If you do nothing else, set account alerts! The sooner you can detect a problem the faster you can shut accounts and devices. Use both text and email alerts depending upon the importance of the alert.
Make certain your financial advisor verifies any transaction instructions with a personal contact and NEVER include account information when emailing instructions to your advisor.
Remember you have NO PROTECTION if your debit card is hacked. Once money is withdrawn from your account it is gone. Credit cards do have protection against fraudulent charges, but you need to understand the limits of that protection.
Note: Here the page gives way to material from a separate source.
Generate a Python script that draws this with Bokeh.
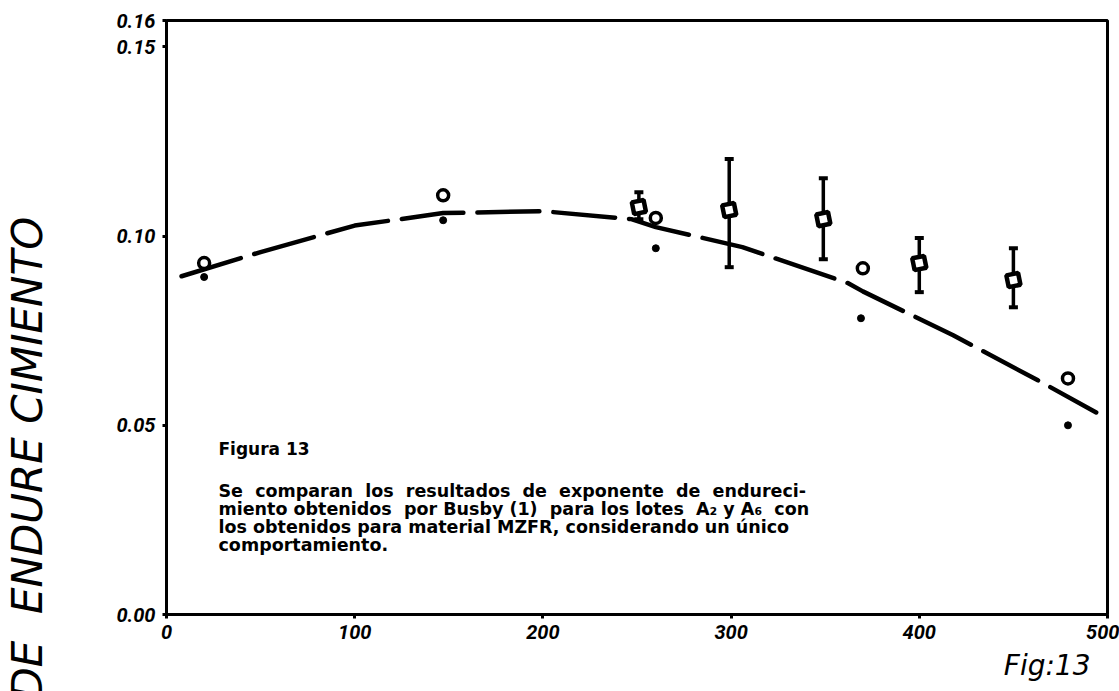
from bokeh.embed import file_html
from bokeh.layouts import row
from bokeh.models import ColumnDataSource, FixedTicker, Label, TeeHead, Title, Whisker
from bokeh.plotting import figure
from bokeh.resources import INLINE

# Busby (1), lot A2 (open circles) and lot A6 (small dots)
busby_a2_x = [20, 147, 260, 370, 479]
busby_a2_n = [0.0929, 0.1108, 0.1048, 0.0915, 0.0624]
busby_a6_x = [20, 147, 260, 369, 479]
busby_a6_n = [0.0892, 0.1042, 0.0968, 0.0783, 0.0500]

# MZFR material: mean hardening exponent with its spread
mzfr_x = [251, 299, 349, 400, 450]
mzfr_n = [0.1077, 0.1069, 0.1045, 0.0929, 0.0884]
mzfr_hi = [0.1116, 0.1204, 0.1153, 0.0995, 0.0968]
mzfr_lo = [0.1045, 0.0918, 0.0939, 0.0852, 0.0812]

# single behaviour trend drawn through both sets
trend_x = [8, 50, 100, 147, 200, 247, 260, 306, 362, 370, 418, 463, 494]
trend_n = [0.0894, 0.0958, 0.1028, 0.1061, 0.1066, 0.1045, 0.1024, 0.0971,
           0.0876, 0.0854, 0.0738, 0.0619, 0.0534]

x_ticks = [0, 100, 200, 300, 400, 500]
y_ticks = [0.0, 0.05, 0.10, 0.15, 0.157]
y_tick_labels = ["0.00", "0.05", "0.10", "0.15", "0.16"]

NB = "\u00a0"
caption_title = "Figura 13"
caption_lines = [
    f"Se{NB} comparan{NB} los{NB} resultados{NB} de{NB} exponente{NB} de{NB} endureci-",
    f"miento obtenidos{NB} por Busby (1){NB} para los lotes{NB} A\u2082 y A\u2086{NB} con",
    "los obtenidos para material MZFR, considerando un único",
    "comportamiento.",
]
y_name = f"DE{NB}{NB}ENDURE CIMIENTO"
fig_tag = "Fig:13"

FONT = "DejaVu Sans"
TICK_FONT = "Roboto"

# narrow strip on the left carrying the vertical quantity name
side = figure(width=60, height=691, x_range=(0, 1), y_range=(0, 1),
              x_axis_type=None, y_axis_type=None, min_border=0,
              output_backend="svg", toolbar_location=None)
side.outline_line_color = None
side.grid.visible = False
side.background_fill_color = "white"
side.border_fill_color = "white"
side.add_layout(Title(text=y_name, align="left", offset=-85, standoff=0,
                      text_font=FONT, text_font_style="italic",
                      text_font_size="42px", text_color="black"), "left")

p = figure(
    width=1059, height=691,
    x_range=(0, 500), y_range=(0, 0.157),
    output_backend="svg", toolbar_location=None,
    min_border_left=106, min_border_right=12,
    min_border_top=20, min_border_bottom=77,
)
p.background_fill_color = "white"
p.border_fill_color = "white"
p.outline_line_color = "black"
p.outline_line_width = 3
p.grid.visible = False

for ax in (p.xaxis, p.yaxis):
    ax.axis_line_width = 3
    ax.major_tick_line_width = 3
    ax.major_tick_in = 0
    ax.major_tick_out = 4
    ax.minor_tick_line_color = None
    ax.major_label_text_font = TICK_FONT
    ax.major_label_text_font_style = "bold italic"
    ax.major_label_text_font_size = "20px"
    ax.major_label_text_color = "black"

p.xaxis.ticker = FixedTicker(ticks=x_ticks)
p.xaxis.major_label_standoff = 6
p.yaxis.ticker = FixedTicker(ticks=y_ticks)
p.yaxis.major_label_overrides = {t: s for t, s in zip(y_ticks, y_tick_labels)}
p.yaxis.major_label_standoff = 7

# trend curve
p.line(trend_x, trend_n, line_color="black", line_width=4.5,
       line_dash="62 14", line_cap="round")

# MZFR error bars and markers
mzfr = ColumnDataSource(dict(x=mzfr_x, n=mzfr_n, hi=mzfr_hi, lo=mzfr_lo))
p.add_layout(Whisker(
    source=mzfr, base="x", upper="hi", lower="lo",
    line_color="black", line_width=3.5,
    upper_head=TeeHead(size=9, line_width=4, line_color="black"),
    lower_head=TeeHead(size=9, line_width=4, line_color="black"),
))
p.scatter("x", "n", source=mzfr, marker="square", size=12, angle=0.2,
          line_color="black", line_width=4.5, fill_color="white")

# Busby lots
p.scatter(busby_a2_x, busby_a2_n, marker="circle", size=11,
          line_color="black", line_width=3.5, fill_color="white")
p.scatter(busby_a6_x, busby_a6_n, marker="circle", size=7,
          line_color="black", fill_color="black")

# caption block inside the frame
p.add_layout(Label(x=52, y=166, x_units="screen", y_units="screen",
                   text=caption_title, text_font=FONT,
                   text_font_style="bold", text_font_size="17px",
                   text_baseline="middle", text_color="black"))
for i, line in enumerate(caption_lines):
    p.add_layout(Label(x=52, y=124 - 18 * i, x_units="screen", y_units="screen",
                       text=line, text_font=FONT,
                       text_font_style="bold", text_font_size="17.5px",
                       text_baseline="middle", text_color="black"))

# figure tag under the x axis, on the right
p.add_layout(Title(text=fig_tag, align="right", offset=17, standoff=10,
                   text_font=FONT, text_font_style="italic",
                   text_font_size="28px", text_color="black"), "below")

open("out.html", "w").write(file_html(row(side, p), INLINE))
If you think you have been hacked, contact your banks, financial accounts, and credit cards to freeze your accounts. Close accounts with access to bank and credit card accounts such as Venmo, PayPal, Amazon, etc. Let trusted friends and family know you have been hacked and to alert them to watch for suspicious messages or activity. Delete programs you do not recognize or from third-party sources.
Don’t count on help from law enforcement or the government to recover funds lost to digital fraud. It is too prevalent and too sophisticated in many instances for their abilities to trace or identify the source.
Technology is a wonderful tool, but it can also be used against you. You are responsible to take steps to prevent hacking and financial fraud.